= Data lines =

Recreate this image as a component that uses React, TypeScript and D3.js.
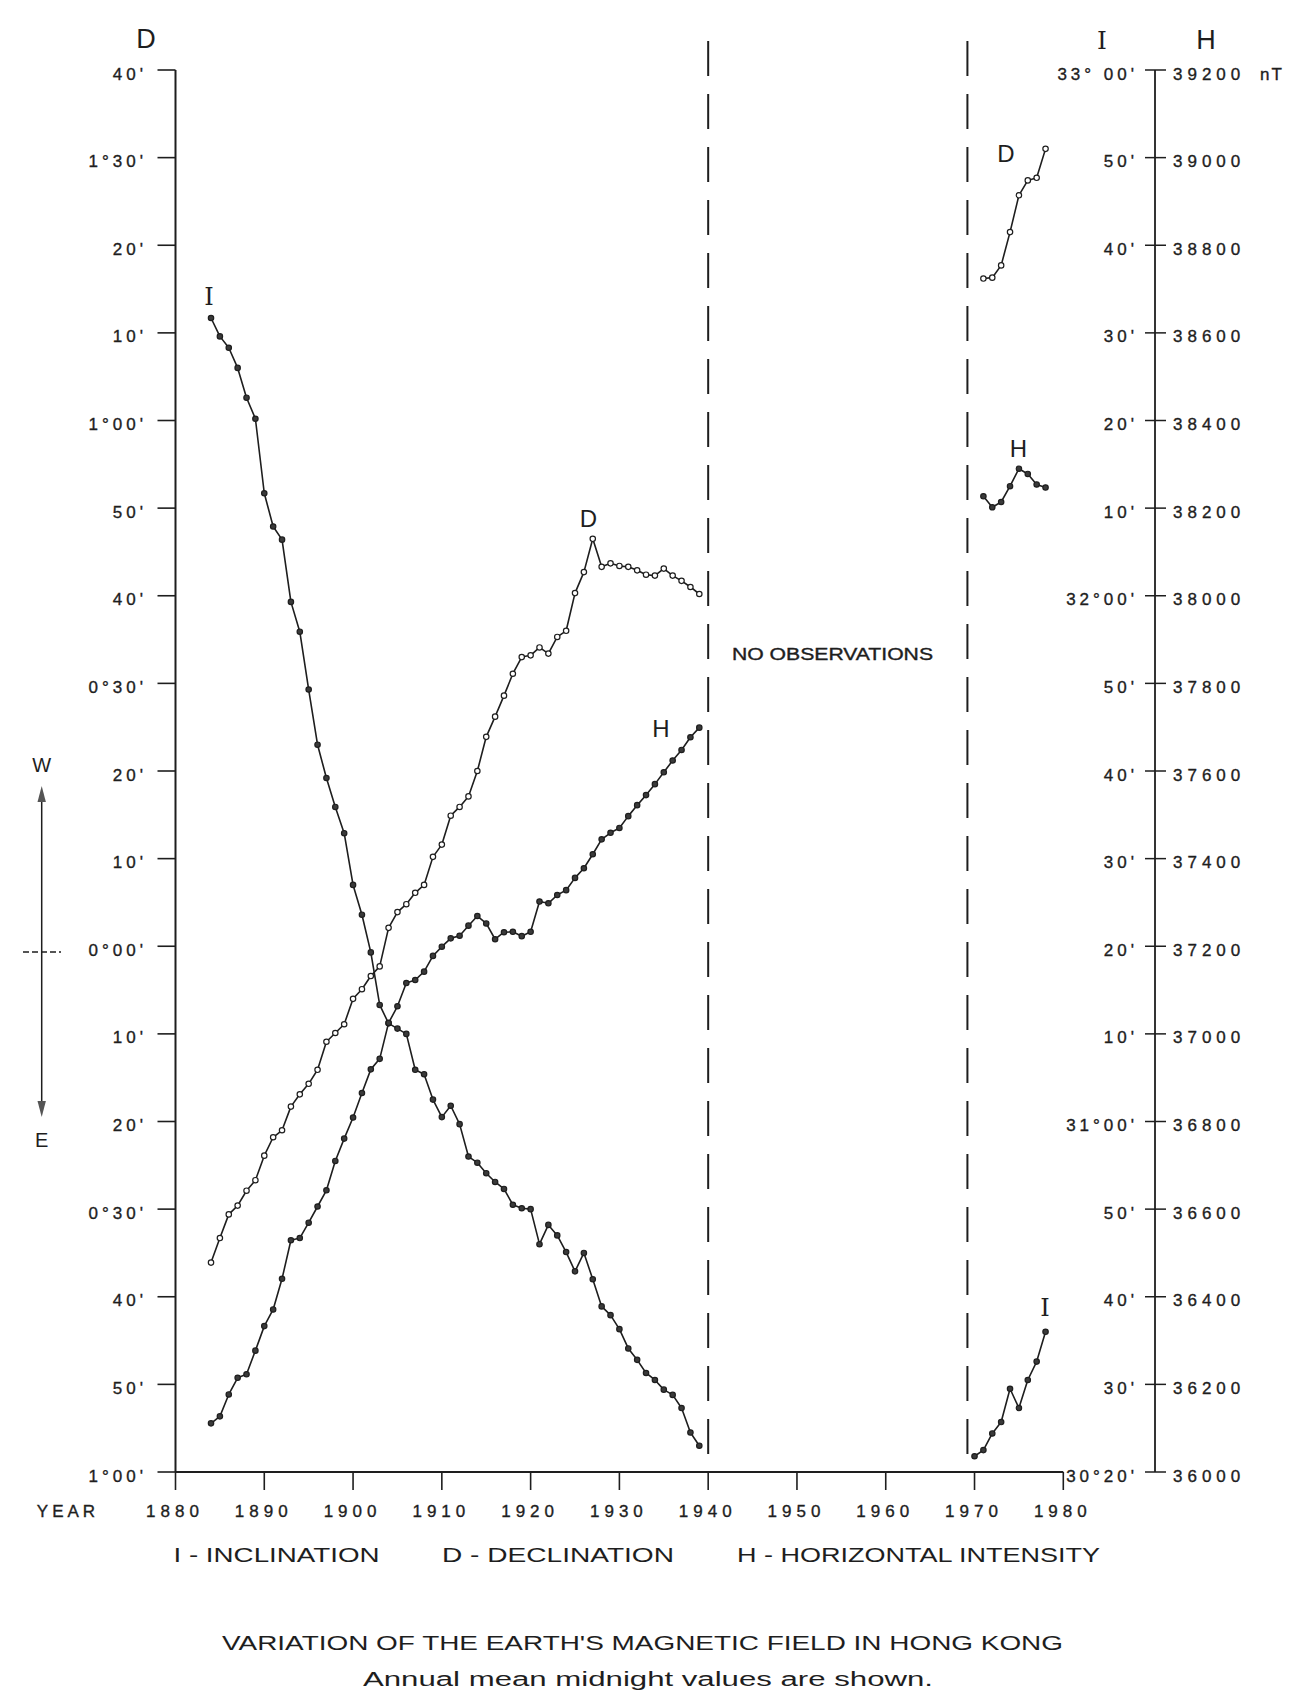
import React from 'react';
import * as d3 from 'd3';

// ---------- DATA ----------
const yearsEarly = [
  1884, 1885, 1886, 1887, 1888, 1889, 1890, 1891, 1892, 1893,
  1894, 1895, 1896, 1897, 1898, 1899, 1900, 1901, 1902, 1903,
  1904, 1905, 1906, 1907, 1908, 1909, 1910, 1911, 1912, 1913,
  1914, 1915, 1916, 1917, 1918, 1919, 1920, 1921, 1922, 1923,
  1924, 1925, 1926, 1927, 1928, 1929, 1930, 1931, 1932, 1933,
  1934, 1935, 1936, 1937, 1938, 1939,
];
// Declination in arc-minutes, West positive
const declinationEarly = [
  -36.1, -33.3, -30.6, -29.6, -27.9, -26.7, -23.9, -21.8, -21.0, -18.3,
  -16.9, -15.7, -14.1, -10.9, -9.9, -8.9, -6.0, -4.9, -3.4, -2.3,
  2.1, 3.9, 4.8, 6.1, 7.0, 10.2, 11.6, 14.9, 15.9, 17.1,
  20.0, 23.9, 26.2, 28.6, 31.1, 33.0, 33.2, 34.1, 33.4, 35.3,
  36.0, 40.3, 42.7, 46.5, 43.3, 43.7, 43.4, 43.3, 42.9, 42.4,
  42.3, 43.1, 42.3, 41.7, 41.0, 40.2,
];
// Inclination in total arc-minutes (30°20' = 1820')
const inclinationEarly = [
  1951.7, 1949.6, 1948.3, 1946.0, 1942.6, 1940.2, 1931.7, 1927.9, 1926.4, 1919.3,
  1915.9, 1909.3, 1903.0, 1899.2, 1895.9, 1892.9, 1887.0, 1883.6, 1879.3, 1873.3,
  1871.2, 1870.6, 1870.0, 1865.9, 1865.4, 1862.5, 1860.5, 1861.8, 1859.7, 1856.0,
  1855.3, 1854.1, 1853.1, 1852.3, 1850.5, 1850.1, 1850.0, 1846.0, 1848.2, 1847.0,
  1845.1, 1842.9, 1845.0, 1842.0, 1838.9, 1837.9, 1836.3, 1834.1, 1832.8, 1831.3,
  1830.5, 1829.4, 1828.8, 1827.3, 1824.5, 1823.0,
];
// Horizontal intensity in nT
const horizontalEarly = [
  36111, 36127, 36177, 36215, 36223, 36277, 36333, 36371, 36441, 36529,
  36534, 36569, 36606, 36643, 36710, 36761, 36809, 36865, 36919, 36943,
  37025, 37063, 37116, 37123, 37142, 37178, 37199, 37218, 37224, 37247,
  37269, 37252, 37216, 37232, 37233, 37223, 37233, 37302, 37298, 37317,
  37328, 37356, 37378, 37410, 37444, 37459, 37470, 37497, 37522, 37545,
  37570, 37597, 37624, 37648, 37677, 37699,
];

const yearsLateI = [1970, 1971, 1972, 1973, 1974, 1975, 1976, 1977, 1978];
const inclinationLate = [1821.8, 1822.5, 1824.4, 1825.7, 1829.5, 1827.3, 1830.5, 1832.6, 1836.0];
const yearsLateDH = [1971, 1972, 1973, 1974, 1975, 1976, 1977, 1978];
const declinationLate = [76.2, 76.3, 77.7, 81.5, 85.7, 87.4, 87.7, 91.0];
const horizontalLate = [38227, 38202, 38214, 38250, 38290, 38278, 38254, 38247];

const yearTicks = [1880, 1890, 1900, 1910, 1920, 1930, 1940, 1950, 1960, 1970, 1980];
const gapYears = [1940, 1969.2];

const dTickValues = [100, 90, 80, 70, 60, 50, 40, 30, 20, 10, 0, -10, -20, -30, -40, -50, -60];
const dTickLabels = ["40'", "1°30'", "20'", "10'", "1°00'", "50'", "40'", "0°30'", "20'", "10'", "0°00'", "10'", "20'", "0°30'", "40'", "50'", "1°00'"];
const iTickValues = [1980, 1970, 1960, 1950, 1940, 1930, 1920, 1910, 1900, 1890, 1880, 1870, 1860, 1850, 1840, 1830, 1820];
const iTickLabels = ["33° 00'", "50'", "40'", "30'", "20'", "10'", "32°00'", "50'", "40'", "30'", "20'", "10'", "31°00'", "50'", "40'", "30'", "30°20'"];
const hTickValues = [39200, 39000, 38800, 38600, 38400, 38200, 38000, 37800, 37600, 37400, 37200, 37000, 36800, 36600, 36400, 36200, 36000];

const legendItems = ["I - INCLINATION", "D - DECLINATION", "H - HORIZONTAL INTENSITY"];
const titleText = "VARIATION OF THE EARTH'S MAGNETIC FIELD IN HONG KONG";
const subtitleText = "Annual mean midnight values are shown.";

// ---------- CHART ----------
const FONT = "'Liberation Sans', Arial, sans-serif";
const SERIF = "'DejaVu Serif', 'Liberation Serif', serif";
const INK = '#1e1e1e';

export default function App() {
  const W = 1311;
  const H = 1700;
  const top = 70;
  const bottom = 1472;
  const x = d3.scaleLinear().domain([1880, 1980]).range([175.5, 1063.3]);
  const yD = d3.scaleLinear().domain([100, -60]).range([top, bottom]);
  const yI = d3.scaleLinear().domain([1980, 1820]).range([top, bottom]);
  const yH = d3.scaleLinear().domain([39200, 36000]).range([top, bottom]);
  const axisLeftX = x(1880);
  const axisRightX = 1155;

  const line = d3.line<[number, number]>();
  const pts = (yrs: number[], vals: number[], sy: d3.ScaleLinear<number, number>) =>
    yrs.map((yr, i) => [x(yr), sy(vals[i])] as [number, number]);

  const series = [
    { p: pts(yearsEarly, declinationEarly, yD), open: true },
    { p: pts(yearsEarly, inclinationEarly, yI), open: false },
    { p: pts(yearsEarly, horizontalEarly, yH), open: false },
    { p: pts(yearsLateDH, declinationLate, yD), open: true },
    { p: pts(yearsLateI, inclinationLate, yI), open: false },
    { p: pts(yearsLateDH, horizontalLate, yH), open: false },
  ];

  const tickFont = 17;
  const tickStyle = { stroke: INK, strokeWidth: 0.35 };

  return (
    <svg
      width={W}
      height={H}
      viewBox={`0 0 ${W} ${H}`}
      style={{ position: 'absolute', left: 0, top: 0, display: 'block', background: '#fff' }}
    >
      <rect x={0} y={0} width={W} height={H} fill="#fff" />

      {/* Axis letters */}
      <text x={146} y={39} fontFamily={FONT} fontSize={27} textAnchor="middle" dominantBaseline="central" fill={INK}>D</text>
      <text x={1102} y={40} fontFamily={SERIF} fontSize={25} textAnchor="middle" dominantBaseline="central" fill={INK}>I</text>
      <text x={1206} y={40} fontFamily={FONT} fontSize={27} textAnchor="middle" dominantBaseline="central" fill={INK}>H</text>

      {/* Left axis */}
      <line x1={axisLeftX} y1={top} x2={axisLeftX} y2={bottom} stroke={INK} strokeWidth={2} />
      {dTickValues.map((v, i) => (
        <g key={'dt' + i}>
          <line x1={axisLeftX - 18} y1={yD(v)} x2={axisLeftX} y2={yD(v)} stroke={INK} strokeWidth={1.6} />
          <text
            x={143 + 4}
            y={yD(v) + 4}
            fontFamily={FONT}
            fontSize={tickFont}
            letterSpacing={4}
            textAnchor="end"
            dominantBaseline="central"
            fill={INK}
            {...tickStyle}
          >
            {dTickLabels[i]}
          </text>
        </g>
      ))}

      {/* Right axis */}
      <line x1={axisRightX} y1={top} x2={axisRightX} y2={bottom} stroke={INK} strokeWidth={1.8} />
      {iTickValues.map((v, i) => (
        <g key={'it' + i}>
          <line x1={axisRightX - 10} y1={yI(v)} x2={axisRightX + 11} y2={yI(v)} stroke={INK} strokeWidth={1.5} />
          <text
            x={1134 + 4}
            y={yI(v) + 4}
            fontFamily={FONT}
            fontSize={tickFont}
            letterSpacing={4}
            textAnchor="end"
            dominantBaseline="central"
            fill={INK}
            {...tickStyle}
          >
            {iTickLabels[i]}
          </text>
        </g>
      ))}
      {hTickValues.map((v, i) => (
        <text
          key={'ht' + i}
          x={1173}
          y={yH(v) + 4}
          fontFamily={FONT}
          fontSize={tickFont}
          letterSpacing={5}
          textAnchor="start"
          dominantBaseline="central"
          fill={INK}
          {...tickStyle}
        >
          {String(v)}
        </text>
      ))}
      <text x={1260} y={yH(39200) + 4} fontFamily={FONT} fontSize={tickFont} letterSpacing={2} dominantBaseline="central" fill={INK} {...tickStyle}>nT</text>

      {/* Bottom axis */}
      <line x1={axisLeftX} y1={bottom} x2={x(1980)} y2={bottom} stroke={INK} strokeWidth={2} />
      {yearTicks.map((yr) => (
        <g key={'yt' + yr}>
          <line x1={x(yr)} y1={bottom} x2={x(yr)} y2={bottom + 18} stroke={INK} strokeWidth={1.6} />
          <text
            x={x(yr) + 2.5 - 3}
            y={1511}
            fontFamily={FONT}
            fontSize={tickFont}
            letterSpacing={5}
            textAnchor="middle"
            dominantBaseline="central"
            fill={INK}
            {...tickStyle}
          >
            {String(yr)}
          </text>
        </g>
      ))}
      <text x={68} y={1511} fontFamily={FONT} fontSize={tickFont} letterSpacing={4} textAnchor="middle" dominantBaseline="central" fill={INK} {...tickStyle}>YEAR</text>

      {/* Gap in observations */}
      {gapYears.map((yr) => (
        <line
          key={'gap' + yr}
          x1={x(yr)}
          y1={41}
          x2={x(yr)}
          y2={bottom}
          stroke={INK}
          strokeWidth={2}
          strokeDasharray="35 18"
        />
      ))}
      <text x={732} y={654} fontFamily={FONT} fontSize={16} textLength={201} lengthAdjust="spacingAndGlyphs" dominantBaseline="central" fill={INK} {...tickStyle}>NO OBSERVATIONS</text>

      {/* W / E arrow */}
      <line x1={41.7} y1={798} x2={41.7} y2={1105} stroke={INK} strokeWidth={1.5} />
      <polygon points="41.7,786 37.5,802 45.9,802" fill="#555" />
      <polygon points="41.7,1117 37.5,1101 45.9,1101" fill="#555" />
      <line x1={23} y1={952} x2={61} y2={952} stroke={INK} strokeWidth={1.3} strokeDasharray="6 3" />
      <text x={41.7} y={765} fontFamily={FONT} fontSize={20} textAnchor="middle" dominantBaseline="central" fill={INK}>W</text>
      <text x={41.7} y={1140} fontFamily={FONT} fontSize={20} textAnchor="middle" dominantBaseline="central" fill={INK}>E</text>

      {/* Series */}
      {series.map((s, si) => (
        <g key={'s' + si}>
          <path d={line(s.p) || ''} fill="none" stroke={INK} strokeWidth={1.6} strokeLinejoin="round" />
          {s.p.map((p, pi) => (
            <circle
              key={pi}
              cx={p[0]}
              cy={p[1]}
              r={2.7}
              fill={s.open ? '#fff' : '#3a3a3a'}
              stroke={INK}
              strokeWidth={1.2}
            />
          ))}
        </g>
      ))}

      {/* Curve labels */}
      <text x={209} y={297} fontFamily={SERIF} fontSize={24} textAnchor="middle" dominantBaseline="central" fill={INK}>I</text>
      <text x={588.5} y={518} fontFamily={FONT} fontSize={24} textAnchor="middle" dominantBaseline="central" fill={INK}>D</text>
      <text x={661} y={728} fontFamily={FONT} fontSize={24} textAnchor="middle" dominantBaseline="central" fill={INK}>H</text>
      <text x={1006} y={153} fontFamily={FONT} fontSize={24} textAnchor="middle" dominantBaseline="central" fill={INK}>D</text>
      <text x={1018.5} y={448} fontFamily={FONT} fontSize={24} textAnchor="middle" dominantBaseline="central" fill={INK}>H</text>
      <text x={1045} y={1308} fontFamily={SERIF} fontSize={24} textAnchor="middle" dominantBaseline="central" fill={INK}>I</text>

      {/* Legend */}
      <text x={173.5} y={1554} fontFamily={FONT} fontSize={21} textLength={206} lengthAdjust="spacingAndGlyphs" dominantBaseline="central" fill={INK}>{legendItems[0]}</text>
      <text x={442} y={1554} fontFamily={FONT} fontSize={21} textLength={232} lengthAdjust="spacingAndGlyphs" dominantBaseline="central" fill={INK}>{legendItems[1]}</text>
      <text x={737} y={1554} fontFamily={FONT} fontSize={21} textLength={363} lengthAdjust="spacingAndGlyphs" dominantBaseline="central" fill={INK}>{legendItems[2]}</text>

      {/* Title */}
      <text x={222} y={1643} fontFamily={FONT} fontSize={20} textLength={841} lengthAdjust="spacingAndGlyphs" dominantBaseline="central" fill={INK}>{titleText}</text>
      <text x={363} y={1679} fontFamily={FONT} fontSize={20} textLength={570} lengthAdjust="spacingAndGlyphs" dominantBaseline="central" fill={INK}>{subtitleText}</text>
    </svg>
  );
}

= Exercise aim =
Without the pictures, return the listing above from its first line through the line that has "import * as d3 from 'd3';".

= The answer =
Recreate this image as a component that uses React, TypeScript and D3.js.
import React from 'react';
import * as d3 from 'd3';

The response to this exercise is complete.